For Abigail Dennis, 2012 has left her with a lot of unanswered questions, a sadness she is reminded of every time her 4-year-old son asks for his father.
In June her 60-year-old husband, Hayes Osei Dennis, was stabbed to death on Q Street SW near Nationals Park. Lt. Robert Alder, of the MPD’s Homicide Unit, said Dennis died as a result of a robbery.
The assailant, an unidentified black man, approached Dennis outside of Goldstar Cab Repair, the company where he had worked as a full-time manager and part-time cab driver for about seven years, Alder said.
The perpetrator took $20 from Dennis and attacked him as he turned to walk away. Dennis left behind a wife and seven children between the ages of 4 and 20.
Dennis’s case is one of 44 in 2012 in which no suspects have been arrested.
Parbhpreet Ghuman, a Goldstar manager, says that getting through the loss of their co-worker was hard on the company as well as the customers.
After the attack, Goldstar closed its doors for an investigation and an additional two weeks while the owners and co-workers mourned the loss of their friend.
“Everyone knew Hayes really well. He was like a brother to all of us,” Ghuman said. “It is really hard to describe all of the things that Hayes was, but he was definitely a hell of a person and a really exceptional worker.”
Ghuman is not alone in his characterization. In the days following Dennis’s murder, comments on Homicide Watch D.C. came from friends, family, coworkers and customers, praising the Fort Washington man as “a pillar of his family,” “friendly and giving” and “a beautiful human being.”
“You just can’t replace him,” Dennis’s wife said in an interview. “I have always said in my community no one is like him, and anyone who knows him would say the same.”
One commenter, another cab driver, said Dennis had plans to visit Africa, where he was born.
“He will never make the trip he was so forward looking for,” the other driver said, “nor will I ever see this beautiful human being again.”
Dennis grew up in Ghana and moved to Fort Washington 32 years ago. At the request of his family still living in his hometown, Dennis was buried in a family plot in Ghana, his wife said.
“Since we got home from Ghana, it’s been really hard,” Abigail said. “We have good days and we have bad days, but we are trying to get through this tough time as a family.”
The many unanswered questions remain. “Not knowing what really happened and not knowing when the case is going to be solved is really hurting my family.” she said.
She said police have not informed her of any possible leads in the case, although they retrieved a surveillance camera from a neighboring parking lot. The video, released in mid-December, shows a black man with braided hair walk through a parking lot. He is wearing a gray long-sleeved shirt, black pants and tennis shoes, while carrying a black jacket with gray lining.
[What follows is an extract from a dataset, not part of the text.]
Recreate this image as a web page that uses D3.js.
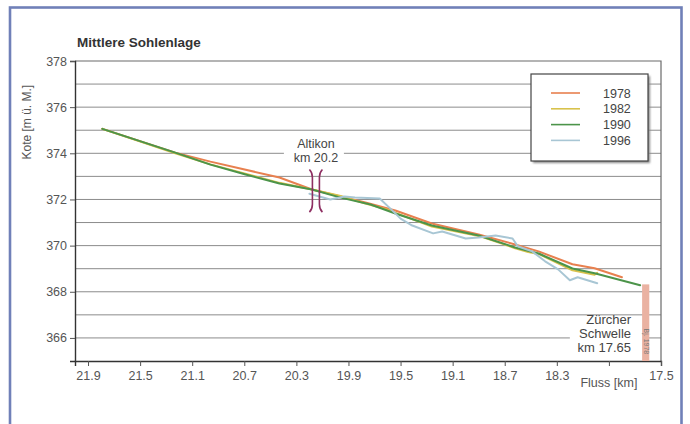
<!DOCTYPE html>
<html><head><meta charset="utf-8">
<script src="https://cdn.jsdelivr.net/npm/d3@7"></script>
<style>html,body{margin:0;padding:0;background:#fff;}svg{display:block;font-family:"Liberation Sans",Arial,sans-serif;}</style>
</head><body>
<svg id="c" width="690" height="424"></svg>
<script>
// ---- data ----
const years = ["1978", "1982", "1990", "1996"];
const km1978 = [21.79, 21.23, 20.96, 20.43, 20.18, 19.96, 19.77, 19.54, 19.26, 18.90, 18.62, 18.44, 18.18, 18.01, 17.80];
const kote1978 = [375.06, 374.03, 373.64, 372.95, 372.43, 372.13, 371.87, 371.52, 370.96, 370.48, 370.05, 369.75, 369.19, 369.02, 368.63];
const km1982 = [21.79, 21.23, 20.96, 20.43, 20.18, 19.96, 19.77, 19.60, 19.54, 19.26, 18.90, 18.70, 18.62, 18.52, 18.44, 18.18, 18.01, 17.99];
const kote1982 = [375.06, 374.00, 373.52, 372.72, 372.43, 372.15, 371.82, 371.56, 371.42, 370.83, 370.42, 370.05, 369.88, 369.72, 369.64, 368.93, 368.74, 368.82];
const km1990 = [21.79, 21.23, 20.96, 20.69, 20.43, 20.18, 19.96, 19.73, 19.54, 19.26, 18.90, 18.62, 18.44, 18.18, 18.01, 17.66];
const kote1990 = [375.06, 374.03, 373.51, 373.08, 372.69, 372.43, 372.08, 371.78, 371.39, 370.87, 370.44, 369.92, 369.66, 369.01, 368.80, 368.28];
const km1996 = [20.20, 20.04, 19.93, 19.85, 19.66, 19.57, 19.50, 19.41, 19.25, 19.18, 19.00, 18.90, 18.77, 18.64, 18.60, 18.49, 18.39, 18.29, 18.20, 18.14, 17.99];
const kote1996 = [372.25, 372.00, 372.13, 372.08, 372.04, 371.56, 371.17, 370.87, 370.53, 370.61, 370.31, 370.35, 370.44, 370.31, 369.97, 369.75, 369.32, 368.97, 368.50, 368.63, 368.37];
const xTicks = [21.9, 21.5, 21.1, 20.7, 20.3, 19.9, 19.5, 19.1, 18.7, 18.3, 17.9, 17.5];
const xTickLabels = ["21.9", "21.5", "21.1", "20.7", "20.3", "19.9", "19.5", "19.1", "18.7", "18.3", "", "17.5"];
const yTicks = [366, 368, 370, 372, 374, 376, 378];
const yGrid = [366, 367, 368, 369, 370, 371, 372, 373, 374, 375, 376, 377];
const title = "Mittlere Sohlenlage";
const yLabel = "Kote [m ü. M.]";
const xLabel = "Fluss [km]";
const bridgeKm = 20.15, bridgeTop = 373.3, bridgeBottom = 371.45;
const bridgeLabel = ["Altikon", "km 20.2"];
const weirKm = 17.645, weirKmEnd = 17.59, weirTop = 368.32;
const weirLabel = ["Zürcher", "Schwelle", "km 17.65"];
const weirNote = "Bj. 1978";

// ---- layout ----
const svg = d3.select("#c");
const M = {l: 75, r: 661, t: 61, b: 361};
const x = d3.scaleLinear().domain([22, 17.5]).range([M.l, M.r]);
const y = d3.scaleLinear().domain([365, 378]).range([M.b, M.t]);
const colors = {"1978": "#e8804f", "1982": "#d8c24c", "1990": "#4c944a", "1996": "#a8c6d4"};
const seriesData = [
  {year: "1978", km: km1978, v: kote1978},
  {year: "1982", km: km1982, v: kote1982},
  {year: "1990", km: km1990, v: kote1990},
  {year: "1996", km: km1996, v: kote1996}
];

// frame
svg.append("rect").attr("x", 10).attr("y", 7.5).attr("width", 671.5).attr("height", 430)
  .attr("fill", "none").attr("stroke", "#7080b8").attr("stroke-width", 2.6);

// title
svg.append("text").attr("x", 77).attr("y", 46.5).attr("font-size", 13.5).attr("font-weight", "bold")
  .attr("fill", "#333").text(title);

// gridlines
svg.append("g").selectAll("line").data(yGrid).join("line")
  .attr("x1", M.l).attr("x2", M.r).attr("y1", d => y(d)).attr("y2", d => y(d))
  .attr("stroke", "#8c8c8c").attr("stroke-width", 1);
// top & right border
svg.append("path").attr("d", `M${M.l},${y(378)}H${M.r}V${M.b}`).attr("fill", "none")
  .attr("stroke", "#6a6a6a").attr("stroke-width", 1.2);

// y axis
const yAxis = svg.append("g").attr("transform", `translate(${M.l},0)`)
  .call(d3.axisLeft(y).tickValues(yTicks).tickSize(5).tickPadding(3).tickFormat(d3.format("d")));
yAxis.select(".domain").attr("stroke", "#333").attr("stroke-width", 1.4);
yAxis.selectAll(".tick line").attr("stroke", "#555");
yAxis.selectAll("text").attr("font-size", 12.5).attr("fill", "#555").attr("font-family", "Liberation Sans, Arial, sans-serif");

// x axis
const xAxis = svg.append("g").attr("transform", `translate(0,${M.b})`)
  .call(d3.axisBottom(x).tickValues(xTicks).tickSize(5).tickPadding(5).tickFormat((d, i) => xTickLabels[i]));
xAxis.select(".domain").attr("stroke", "#333").attr("stroke-width", 1.4);
xAxis.selectAll(".tick line").attr("stroke", "#555");
xAxis.selectAll("text").attr("font-size", 12.5).attr("fill", "#555").attr("font-family", "Liberation Sans, Arial, sans-serif");

// axis labels
svg.append("text").attr("transform", `translate(31,${y(375.35)}) rotate(-90)`).attr("text-anchor", "middle")
  .attr("font-size", 12).attr("fill", "#555").text(yLabel);
svg.append("text").attr("x", x(17.9)).attr("y", 386.5).attr("text-anchor", "middle")
  .attr("font-size", 12.5).attr("fill", "#555").text(xLabel);

// white boxes behind annotations
svg.append("rect").attr("x", x(bridgeKm) - 32).attr("y", y(374.85)).attr("width", 60)
  .attr("height", y(373.7) - y(374.85)).attr("fill", "#fff");
svg.append("rect").attr("x", x(18.2)).attr("y", y(366.9)).attr("width", x(17.6) - x(18.2))
  .attr("height", y(365.1) - y(366.9)).attr("fill", "#fff");

// series lines
const line = d3.line().x(d => x(d[0])).y(d => y(d[1]));
svg.append("g").selectAll("path").data(seriesData).join("path")
  .attr("d", s => line(s.km.map((k, i) => [k, s.v[i]])))
  .attr("fill", "none").attr("stroke", s => colors[s.year]).attr("stroke-width", 2)
  .attr("stroke-linejoin", "round").attr("stroke-linecap", "round");

// bridge symbol )(
const bx = x(bridgeKm), bt = y(bridgeTop), bb = y(bridgeBottom);
[-1, 1].forEach(side => {
  const cx = bx + side * 3.5, hook = side * 3;
  svg.append("path")
    .attr("d", `M${cx + hook},${bt} Q${cx},${bt + 3} ${cx},${bt + 8} L${cx},${bb - 8} Q${cx},${bb - 3} ${cx + hook},${bb}`)
    .attr("fill", "none").attr("stroke", "#8e2f62").attr("stroke-width", 1.6);
});
// bridge label
svg.append("g").selectAll("text").data(bridgeLabel).join("text")
  .attr("x", bx).attr("y", (d, i) => y(374.22) + i * 14).attr("text-anchor", "middle")
  .attr("font-size", 12.5).attr("fill", "#444").text(d => d);

// weir bar
svg.append("rect").attr("x", x(weirKm)).attr("y", y(weirTop)).attr("width", x(weirKmEnd) - x(weirKm))
  .attr("height", y(365) - y(weirTop)).attr("fill", "#eab2a2");
svg.append("text").attr("transform", `translate(${x((weirKm + weirKmEnd) / 2) - 2},${y(365.85)}) rotate(90)`)
  .attr("text-anchor", "middle").attr("font-size", 7).attr("fill", "#777").text(weirNote);
// weir label
svg.append("g").selectAll("text").data(weirLabel).join("text")
  .attr("x", x(17.73)).attr("y", (d, i) => y(366.6) + i * 13.8).attr("text-anchor", "end")
  .attr("font-size", 13).attr("fill", "#444").text(d => d);

// legend
const lg = svg.append("g");
const defs = svg.append("defs");
defs.append("filter").attr("id", "sh").append("feGaussianBlur").attr("stdDeviation", 1.2);
lg.append("rect").attr("x", 533).attr("y", 76).attr("width", 117).attr("height", 87)
  .attr("fill", "#888").attr("filter", "url(#sh)");
lg.append("rect").attr("x", 531).attr("y", 74).attr("width", 117).attr("height", 87)
  .attr("fill", "#fff").attr("stroke", "#444").attr("stroke-width", 1.2);
const items = lg.selectAll("g.it").data(years).join("g").attr("class", "it")
  .attr("transform", (d, i) => `translate(0,${93 + i * 15.8})`);
items.append("line").attr("x1", 551).attr("x2", 580).attr("stroke", d => colors[d]).attr("stroke-width", 1.6);
items.append("text").attr("x", 603).attr("y", 4.5).attr("font-size", 12.5).attr("fill", "#444").text(d => d);
</script>
</body></html>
The Dennis family has set up the Hayes Osei Dennis Memorial Fund at Wells Fargo Bank for any donations.
“If anyone had told me last year that this was going to happen I would have never believed it, and I still don’t want to believe it.” Abigail said. “I hope we eventually catch the man who did this. Until we find out what happened that day, I don’t know if we are going to be able to sleep peacefully.”